» Exercise description:
Pictures stay out of this copy, which runs from the first line of the material through the line containing "bottom = 371".

» Source material:
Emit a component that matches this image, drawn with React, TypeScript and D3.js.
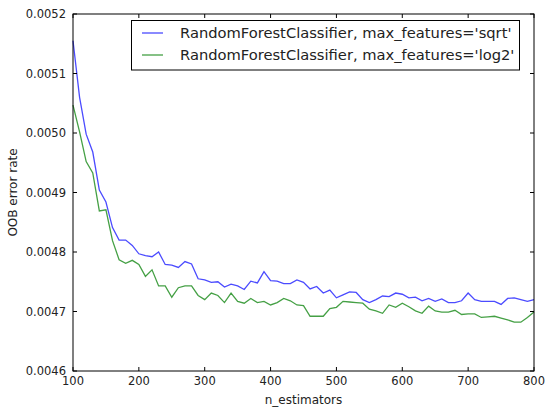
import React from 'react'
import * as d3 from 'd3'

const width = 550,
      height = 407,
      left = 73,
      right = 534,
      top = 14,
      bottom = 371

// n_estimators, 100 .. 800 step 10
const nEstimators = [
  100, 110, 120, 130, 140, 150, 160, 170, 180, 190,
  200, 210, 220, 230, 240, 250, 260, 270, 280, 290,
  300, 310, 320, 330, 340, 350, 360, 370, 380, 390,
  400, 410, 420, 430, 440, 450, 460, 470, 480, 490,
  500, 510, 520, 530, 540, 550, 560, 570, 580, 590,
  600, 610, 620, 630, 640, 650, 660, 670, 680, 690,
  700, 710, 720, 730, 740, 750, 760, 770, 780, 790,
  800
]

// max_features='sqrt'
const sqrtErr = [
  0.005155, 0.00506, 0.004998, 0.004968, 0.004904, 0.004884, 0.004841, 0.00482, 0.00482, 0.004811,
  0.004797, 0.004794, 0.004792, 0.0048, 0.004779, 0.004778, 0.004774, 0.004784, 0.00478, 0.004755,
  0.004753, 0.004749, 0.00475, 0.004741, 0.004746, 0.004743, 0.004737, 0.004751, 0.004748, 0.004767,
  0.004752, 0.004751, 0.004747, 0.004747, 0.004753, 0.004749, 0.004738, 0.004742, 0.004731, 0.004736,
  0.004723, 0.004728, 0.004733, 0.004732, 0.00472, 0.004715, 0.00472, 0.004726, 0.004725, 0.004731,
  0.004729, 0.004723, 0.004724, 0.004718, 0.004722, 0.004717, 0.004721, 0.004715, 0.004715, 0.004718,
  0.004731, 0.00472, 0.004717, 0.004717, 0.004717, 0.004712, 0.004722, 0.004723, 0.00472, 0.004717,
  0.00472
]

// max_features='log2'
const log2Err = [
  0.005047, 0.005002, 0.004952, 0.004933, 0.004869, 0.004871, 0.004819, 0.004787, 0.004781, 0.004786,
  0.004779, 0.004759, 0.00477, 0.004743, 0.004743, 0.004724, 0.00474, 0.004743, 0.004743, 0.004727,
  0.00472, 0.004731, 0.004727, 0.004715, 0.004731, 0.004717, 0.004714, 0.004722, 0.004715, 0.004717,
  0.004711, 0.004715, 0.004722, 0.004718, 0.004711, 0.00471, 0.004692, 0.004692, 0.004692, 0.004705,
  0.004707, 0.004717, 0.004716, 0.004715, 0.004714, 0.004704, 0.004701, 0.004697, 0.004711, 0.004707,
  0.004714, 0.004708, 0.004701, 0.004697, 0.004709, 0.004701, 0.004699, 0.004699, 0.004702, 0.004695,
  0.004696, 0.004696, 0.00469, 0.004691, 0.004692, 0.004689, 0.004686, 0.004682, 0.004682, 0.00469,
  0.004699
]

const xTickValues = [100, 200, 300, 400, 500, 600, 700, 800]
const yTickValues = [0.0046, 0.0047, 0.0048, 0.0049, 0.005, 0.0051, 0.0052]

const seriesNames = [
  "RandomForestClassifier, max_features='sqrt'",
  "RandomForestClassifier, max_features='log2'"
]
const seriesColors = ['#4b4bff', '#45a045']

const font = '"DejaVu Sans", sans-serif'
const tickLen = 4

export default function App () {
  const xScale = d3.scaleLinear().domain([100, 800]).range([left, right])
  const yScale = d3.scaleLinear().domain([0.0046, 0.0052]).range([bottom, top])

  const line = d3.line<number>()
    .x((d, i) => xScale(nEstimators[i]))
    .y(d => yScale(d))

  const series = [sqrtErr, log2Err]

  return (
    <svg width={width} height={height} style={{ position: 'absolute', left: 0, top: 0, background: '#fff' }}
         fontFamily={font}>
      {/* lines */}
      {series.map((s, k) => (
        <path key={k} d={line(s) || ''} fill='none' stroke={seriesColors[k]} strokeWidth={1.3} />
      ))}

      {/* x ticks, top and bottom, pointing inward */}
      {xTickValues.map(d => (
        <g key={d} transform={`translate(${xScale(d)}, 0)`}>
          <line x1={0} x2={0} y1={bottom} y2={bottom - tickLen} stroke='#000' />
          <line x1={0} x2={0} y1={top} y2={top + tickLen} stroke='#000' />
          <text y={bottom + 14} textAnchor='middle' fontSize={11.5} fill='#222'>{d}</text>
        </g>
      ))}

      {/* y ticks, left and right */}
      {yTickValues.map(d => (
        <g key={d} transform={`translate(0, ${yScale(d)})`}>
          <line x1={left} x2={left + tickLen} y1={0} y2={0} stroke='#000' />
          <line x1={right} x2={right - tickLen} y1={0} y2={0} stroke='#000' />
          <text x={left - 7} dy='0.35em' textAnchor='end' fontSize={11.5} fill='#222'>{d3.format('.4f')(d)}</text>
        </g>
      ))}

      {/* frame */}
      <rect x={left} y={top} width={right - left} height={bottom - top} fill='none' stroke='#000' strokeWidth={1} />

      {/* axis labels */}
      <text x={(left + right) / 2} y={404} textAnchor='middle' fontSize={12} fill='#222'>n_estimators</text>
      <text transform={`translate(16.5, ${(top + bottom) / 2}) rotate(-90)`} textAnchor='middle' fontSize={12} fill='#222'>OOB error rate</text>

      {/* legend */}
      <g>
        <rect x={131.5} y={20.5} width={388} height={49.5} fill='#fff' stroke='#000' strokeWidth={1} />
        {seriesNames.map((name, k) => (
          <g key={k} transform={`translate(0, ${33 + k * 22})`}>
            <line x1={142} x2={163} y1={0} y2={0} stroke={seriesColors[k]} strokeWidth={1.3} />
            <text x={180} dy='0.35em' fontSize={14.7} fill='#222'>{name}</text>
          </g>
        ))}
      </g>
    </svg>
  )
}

» Answer for the task:
Emit a component that matches this image, drawn with React, TypeScript and D3.js.
import React from 'react'
import * as d3 from 'd3'

const width = 550,
      height = 407,
      left = 73,
      right = 534,
      top = 14,
      bottom = 371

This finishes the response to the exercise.